Experienced utility

Notes for Tuesday, November 18, 2014

Main points

Kahneman and Krueger seek to revive the nineteenth-century version of utility: actual felt happiness rather than revealed preferences. Specifically, they claim that it is possible to measure what they call “experienced utility” without using inaccurate reports of “remembered utility.”

They also claim to be able to construct a cardinal index of interpersonal utility, the U-index. What that means is that their index has three features:

  1. It measures experienced utility, feelings of happiness and unhappiness.
  2. It compares the happiness and unhappiness of different people. That’s what makes it an index of interpersonal utility. An index of intrapersonal utility, by contrast, would compare the states of a single person.
  3. Its numbers tell you how much happier one person is compared with another. That’s what it means to call it a cardinal index. An ordinal index, by contrast, would just tell you the order in which they are ranked and not what separates one place in the index from the next.

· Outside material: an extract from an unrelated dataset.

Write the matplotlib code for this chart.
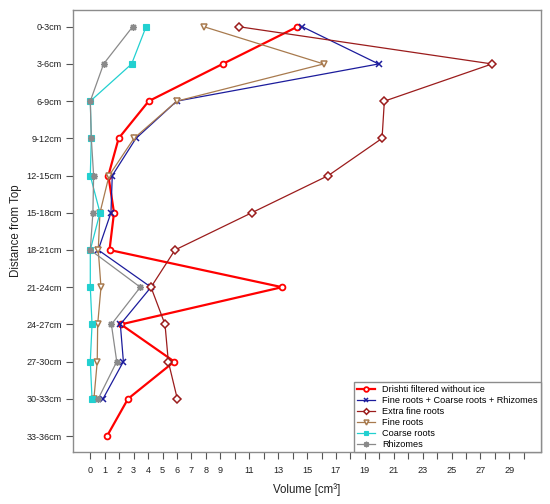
import numpy as np
import matplotlib
matplotlib.use("Agg")
import matplotlib.pyplot as plt

plt.rcParams['font.family'] = ['Liberation Sans', 'DejaVu Sans']

depths = ["0-3cm", "3-6cm", "6-9cm", "9-12cm", "12-15cm", "15-18cm", "18-21cm",
          "21-24cm", "24-27cm", "27-30cm", "30-33cm", "33-36cm"]
nan = np.nan
drishti = [14.33, 9.16, 4.04, 1.96, 1.25, 1.64, 1.33, 13.27, 2.12, 5.81, 2.61, 1.16]
combined = [14.67, 19.95, 5.98, 3.16, 1.52, 1.43, 0.55, 4.2, 2.08, 2.29, 0.88, nan]
extra_fine = [10.29, 27.8, 20.35, 20.19, 16.47, 11.17, 5.86, 4.2, 5.17, 5.4, 6.02, nan]
fine = [7.87, 16.15, 5.98, 3.02, 1.3, 0.67, 0.55, 0.74, 0.51, 0.48, 0.25, nan]
coarse = [3.86, 2.86, 0.0, 0.07, 0.0, 0.67, 0.0, 0.0, 0.12, 0.0, 0.12, nan]
rhizomes = [2.93, 0.92, 0.0, 0.07, 0.23, 0.18, 0.0, 3.46, 1.46, 1.83, 0.55, nan]

xticks = list(range(0, 31))
xticklabels = [str(v) if (v <= 9 or (v % 2 == 1 and v <= 29)) else "" for v in xticks]

fig = plt.figure(figsize=(5.5, 5.04), dpi=100)
ax = fig.add_axes([73/550, 1-452/504, (541-73)/550, (452-10)/504])

y = np.arange(len(depths))
series = [
    ("Drishti filtered without ice", drishti, dict(color="#FF0000", marker="o", lw=1.6, ms=4.2,
                                                  mfc="white", mew=1.3)),
    ("Fine roots + Coarse roots + Rhizomes", combined, dict(color="#1C1C9C", marker="x", lw=0.9, ms=4.2, mew=1.1)),
    ("Extra fine roots", extra_fine, dict(color="#9B1C1C", marker="D", lw=0.9, ms=3.6, mfc="white", mew=1.1)),
    ("Fine roots", fine, dict(color="#A87A4E", marker="v", lw=0.9, ms=4.4, mfc="white", mew=1.1)),
    ("Coarse roots", coarse, dict(color="#22D0D0", marker="s", lw=0.9, ms=4.0, mfc="#22D0D0", mew=0.8)),
    ("Rhizomes", rhizomes, dict(color="#8A8A8A", marker=(8, 2, 0), lw=0.9, ms=5.0, mew=1.0)),
]
for label, vals, kw in series:
    ax.plot(vals, y, label=label, **kw)

ax.set_xlim(-1.197, 31.19)
ax.set_ylim(11.43, -0.45)
ax.set_yticks(y)
ax.set_yticklabels(depths, fontsize=6.6, color="#222222")
ax.set_xticks(xticks)
ax.set_xticklabels(xticklabels, fontsize=6.6, color="#222222")
ax.tick_params(axis='both', length=5, width=0.8, color="#555555", pad=3)
ax.tick_params(axis='x', pad=5)

for s in ax.spines.values():
    s.set_color("#8C8C8C")
    s.set_linewidth(1.0)

ax.set_xlabel("Volume [cm³]", fontsize=8.3, color="#222222", labelpad=6)
ax.set_ylabel("Distance from Top", fontsize=8.3, color="#222222", labelpad=3)

leg = ax.legend(loc="lower right", bbox_to_anchor=(1.0, 0.0), borderaxespad=0.0,
                fontsize=6.6, frameon=True, fancybox=False, framealpha=1,
                edgecolor="#8C8C8C", handlelength=1.9, handletextpad=0.85,
                labelspacing=0.22, borderpad=0.35, markerscale=0.8)
leg.get_frame().set_linewidth(1.0)

fig.savefig("out.png", dpi=100)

One interesting feature is that the U-index involves an ordinal index of intrapersonal utility but a cardinal index of interpersonal utility. People are asked whether they are in an unhappy state at any given point during the day. That gives an ordinal measure: “are you unhappier than normal?” rather than “how much unhappier than normal are you?” They get a cardinal measurement of interpersonal utility because they compare the amount of time different people spend in an unhappy state: 2 hours is twice as long as 1 hour, e.g..

Our discussion

You’re on your own here. I was flat on my back with fevers, chills, and delusions from the codeine in my cough syrup.